What Are Alaska Payment Bonds?  

Without a payment bond, project owners could have their property encumbered by mechanic’s liens if their contractor fails to pay subcontractors or suppliers. Instead, a subcontractor or supplier that has not been paid must file a claim against the payment bond the project owner (known as the “principal”) has furnished the project owner (the bond’s “obligee”). The payment bond legally obligates the principal to pay all valid claims filed by unpaid subcontractors or suppliers within a certain time period following project completion.  

Who Needs Them?  

Alaska’s “Little Miller Act,” the state’s version of the federal Miller Act, is found in the Alaska Statutes, Title 36, Chapter 35, under “Public Works Contract Bonds.” It mandates payment bonds for state-funded construction projects. The required bond amount is tied to the project value, as shown below.  

Project Value   Bond Amount Needed  
Over $100,000 to $1 million   50% of project value  
Over $1 million to $5 million   40% of project value  
Over $5 million   Flat amount of $2.5 million  

Although private construction projects aren’t subject to Alaska’s Little Miller Act, many private project owners protect their property against mechanic’s liens by requiring payment bonds from contractors.  

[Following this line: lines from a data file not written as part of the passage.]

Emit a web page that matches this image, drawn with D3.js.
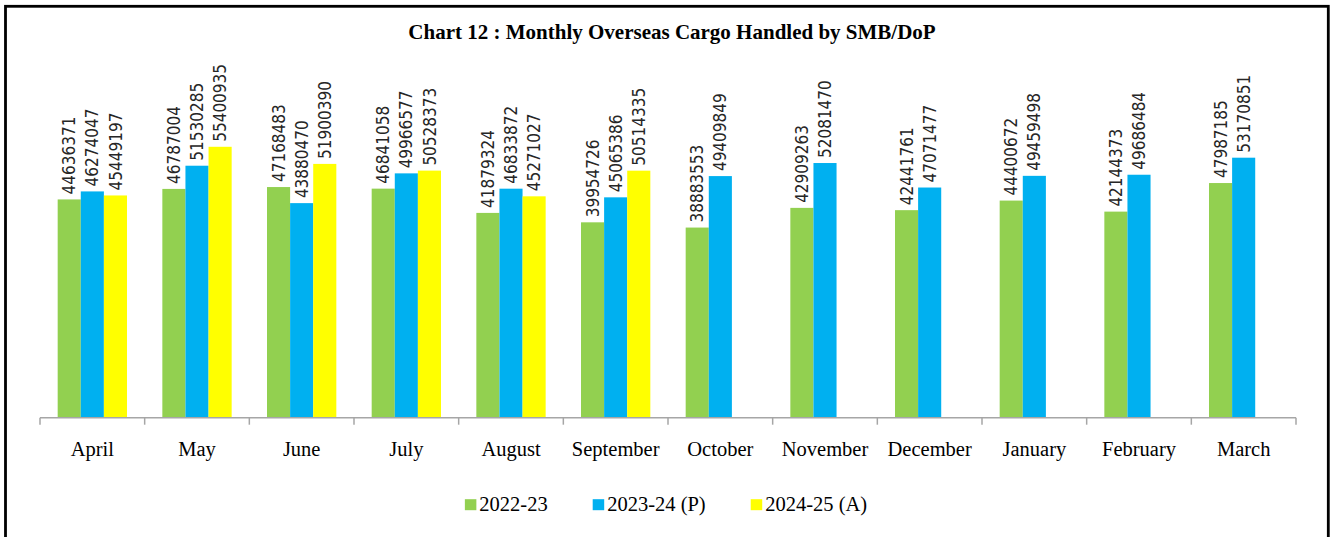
<!DOCTYPE html>
<html>
<head>
<meta charset="utf-8">
<script src="https://cdn.jsdelivr.net/npm/d3@7"></script>
<style>
  html, body { margin: 0; padding: 0; background: #fff; }
  svg { display: block; }
</style>
</head>
<body>
<svg id="chart" width="1333" height="537"></svg>
<script>
const months = ["April","May","June","July","August","September","October","November","December","January","February","March"];
const seriesNames = ["2022-23","2023-24 (P)","2024-25 (A)"];
const values2022 = [44636371,46787004,47168483,46841058,41879324,39954726,38883553,42909263,42441761,44400672,42144373,47987185];
const values2023 = [46274047,51530285,43880470,49966577,46833872,45065386,49409849,52081470,47071477,49459498,49686484,53170851];
const values2024 = [45449197,55400935,51900390,50528373,45271027,50514335,null,null,null,null,null,null];
const colors = ["#92D050","#00B0F0","#FFFF00"];
const titleText = "Chart 12 : Monthly Overseas Cargo Handled by SMB/DoP";

const allSeries = [values2022, values2023, values2024];
const rows = months.map((m, i) => ({
  month: m,
  vals: seriesNames.map((s, j) => ({ series: s, idx: j, value: allSeries[j][i] }))
}));

const svg = d3.select("#chart");
const W = 1333, H = 537;

// frame
svg.append("rect")
  .attr("x", 5.5).attr("y", 6.3)
  .attr("width", 1322.8).attr("height", 545)
  .attr("fill", "none").attr("stroke", "#000").attr("stroke-width", 2.8);

// title
svg.append("text")
  .attr("x", 672).attr("y", 39)
  .attr("text-anchor", "middle")
  .attr("font-family", "'Liberation Serif', 'Times New Roman', serif")
  .attr("font-weight", "bold")
  .attr("font-size", 21)
  .attr("fill", "#000")
  .text(titleText);

const baseY = 417.7;
const x0 = d3.scaleBand().domain(months).range([40, 1296]).padding(0);
const x1 = d3.scaleBand().domain(seriesNames).range([0, x0.bandwidth()]).paddingInner(0).paddingOuter(0.765);
const y = d3.scaleLinear().domain([0, 60000000]).range([baseY, baseY - 293.4]);

// bars
const groups = svg.append("g").selectAll("g")
  .data(rows).join("g")
  .attr("transform", d => `translate(${x0(d.month)},0)`);

groups.selectAll("rect")
  .data(d => d.vals.filter(v => v.value != null))
  .join("rect")
  .attr("x", d => x1(d.series))
  .attr("y", d => y(d.value))
  .attr("width", x1.bandwidth())
  .attr("height", d => baseY - y(d.value))
  .attr("fill", d => colors[d.idx]);

// data labels
groups.selectAll("text.lbl")
  .data(d => d.vals.filter(v => v.value != null))
  .join("text")
  .attr("class", "lbl")
  .attr("transform", d => `translate(${x1(d.series) + x1.bandwidth() / 2},${y(d.value) - 5}) rotate(-90)`)
  .attr("dy", "0.36em")
  .attr("text-anchor", "start")
  .attr("font-family", "'DejaVu Sans Condensed', 'DejaVu Sans', sans-serif")
  .style("font-stretch", "condensed")
  .attr("font-size", 17)
  .attr("fill", "#262626")
  .text(d => String(d.value));

// axis line and boundary ticks
const axisG = svg.append("g");
axisG.append("line")
  .attr("x1", x0.range()[0]).attr("x2", x0.range()[1])
  .attr("y1", baseY).attr("y2", baseY)
  .attr("stroke", "#A6A6A6").attr("stroke-width", 1.5);
const boundaries = months.map(m => x0(m)).concat([x0.range()[1]]);
axisG.selectAll("line.tk")
  .data(boundaries).join("line")
  .attr("class", "tk")
  .attr("x1", d => d).attr("x2", d => d)
  .attr("y1", baseY).attr("y2", baseY + 7)
  .attr("stroke", "#A6A6A6").attr("stroke-width", 1.5);

// category labels
const xAxis = svg.append("g")
  .attr("transform", `translate(0,${baseY})`)
  .call(d3.axisBottom(x0).tickSize(0).tickPadding(23.7));
xAxis.select(".domain").remove();
xAxis.selectAll("text")
  .attr("font-family", "'Liberation Serif', 'Times New Roman', serif")
  .attr("font-size", 20.5)
  .attr("fill", "#000");

// legend
const legend = svg.append("g");
const items = legend.selectAll("g").data(seriesNames).join("g");
items.append("rect")
  .attr("x", 0).attr("y", -11.5)
  .attr("width", 11.5).attr("height", 11)
  .attr("fill", (d, i) => colors[i]);
items.append("text")
  .attr("x", 14.5).attr("y", 0)
  .attr("font-family", "'Liberation Serif', 'Times New Roman', serif")
  .attr("font-size", 20.5)
  .attr("fill", "#000")
  .text(d => d);
let cx = 0;
items.each(function () {
  const g = d3.select(this);
  g.attr("transform", `translate(${cx},0)`);
  const tw = g.select("text").node().getComputedTextLength();
  cx += 14.5 + tw + 45;
});
const totalW = cx - 45;
legend.attr("transform", `translate(${666 - totalW / 2},510.7)`);
</script>
</body>
</html>
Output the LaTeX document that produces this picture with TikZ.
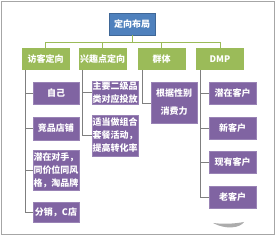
\documentclass[tikz,border=0pt]{standalone}
\usepackage{fontspec}
\newfontfamily\cjk{Noto Sans CJK SC}
\definecolor{cblue}{HTML}{4F81BD}
\definecolor{cgreen}{HTML}{9BBB59}
\definecolor{cpurple}{HTML}{8064A2}
\definecolor{cline}{HTML}{7F7F7F}
\tikzset{
  box/.style={inner sep=0pt, text=white, align=center, font=\cjk\bfseries\fontsize{9}{13}\selectfont},
  rootbox/.style={box, fill=cblue, draw=cblue!80!black, line width=0.4pt, minimum width=46pt, minimum height=22pt},
  lvltwo/.style={box, fill=cgreen, minimum width=48pt, minimum height=22pt},
  leaf/.style={box, fill=cpurple, draw=cpurple!80!white, line width=0.4pt, text width=46pt, minimum width=46pt},
  bus/.style={draw=cgreen, line width=0.8pt},
  conn/.style={draw=cline, line width=0.8pt},
}
\begin{document}
\begin{tikzpicture}[x=1pt,y=-1pt]
\useasboundingbox (0,0) rectangle (276,237);
\fill[white] (0,0) rectangle (276,237);
\draw[gray!70, line width=0.8pt] (1.5,1.5) rectangle (274,234);

\node[rootbox] (root) at (132,24) {定向布局};

\node[lvltwo] (l1) at (45.5,59) {访客定向};
\node[lvltwo] (l2) at (102.5,59) {兴趣点定向};
\node[lvltwo] (l3) at (161.5,59) {群体};
\node[lvltwo] (l4) at (220,59) {DMP};

\draw[bus] (root.south) -- ++(0,7) coordinate (b0);
\draw[bus] (b0) -| (l1.north);
\draw[bus] (b0) -| (l2.north);
\draw[bus] (b0) -| (l3.north);
\draw[bus] (b0) -| (l4.north);

% column 1
\node[leaf, minimum height=22pt] (a1) at (56,93) {自己};
\node[leaf, minimum height=23pt] (a2) at (56,128.5) {竞品店铺};
\node[leaf, minimum height=40pt] (a3) at (56,170) {潜在对手，\\同价位同风\\格，淘品牌};
\node[leaf, minimum height=20pt] (a4) at (56,212) {分销，C店};

% column 2
\node[leaf, minimum height=23pt] (b1) at (115,92.5) {主要二级品\\类对应投放};
\node[leaf, minimum height=41pt] (b2) at (115,135.5) {适当做组合\\套餐活动，\\提高转化率};

% column 3
\node[leaf, minimum height=41pt, font=\cjk\bfseries\fontsize{9}{18}\selectfont] (c1) at (174,102.5) {根据性别\\消费力};

% column 4
\node[leaf, text width=47pt, minimum height=22pt] (d1) at (232.5,93) {潜在客户};
\node[leaf, text width=47pt, minimum height=22pt] (d2) at (232.5,128) {新客户};
\node[leaf, text width=47pt, minimum height=22pt] (d3) at (232.5,162) {现有客户};
\node[leaf, text width=47pt, minimum height=22pt] (d4) at (232.5,197) {老客户};

% connectors
\foreach \t in {a1,a2,a3,a4} \draw[conn] ([xshift=4pt]l1.south west) |- (\t.west);
\foreach \t in {b1,b2} \draw[conn] ([xshift=4pt]l2.south west) |- (\t.west);
\draw[conn] ([xshift=5pt]l3.south west) |- ([yshift=-1pt]c1.west);
\foreach \t in {d1,d2,d3,d4} \draw[conn] ([xshift=5pt]l4.south west) |- (\t.west);

% shadow
\fill[gray!65] (213,223) .. controls (225,224.5) and (236,223.5) .. (244,222) .. controls (240,228) and (226,230) .. (213,223) -- cycle;
\end{tikzpicture}
\end{document}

How Do Alaska Payment Bonds Work?  

The third party to an Alaska payment bond is the bond’s guarantor (the “surety”). The surety guarantees that all valid claims will be paid by agreeing to extend credit to the principal for that purpose if necessary.  

The surety will confirm that a claim is valid and, if it is, will pay it on the principal’s behalf, drawing against the line of credit established for the principal when the payment bond was purchased. The principal is legally obligated to repay the resulting debt in accordance with the surety’s credit terms. The surety is indemnified by the payment bond and can take legal action to recover the debt if the principal fails to repay it.  

How Much Do They Cost?  

Two factors are multiplied to calculate the premium cost of an Alaska payment bond: the bond amount and the premium rate. The obligee establishes the bond amount, and the surety sets the premium rate through an underwriting assessment of the credit risk involved. This is the risk of the principal not repaying the credit extended by the surety in paying a claim. Credit risk is measured on the basis of the principal’s personal credit score.  

A principal with a high credit score is regarded as a low risk, which results in a low premium rate. On the other hand, a low credit score indicates an elevated credit risk, which is offset by assigning a higher premium rate.  

A well-qualified principal typically will be assigned a premium rate in the range of .5% to 3%.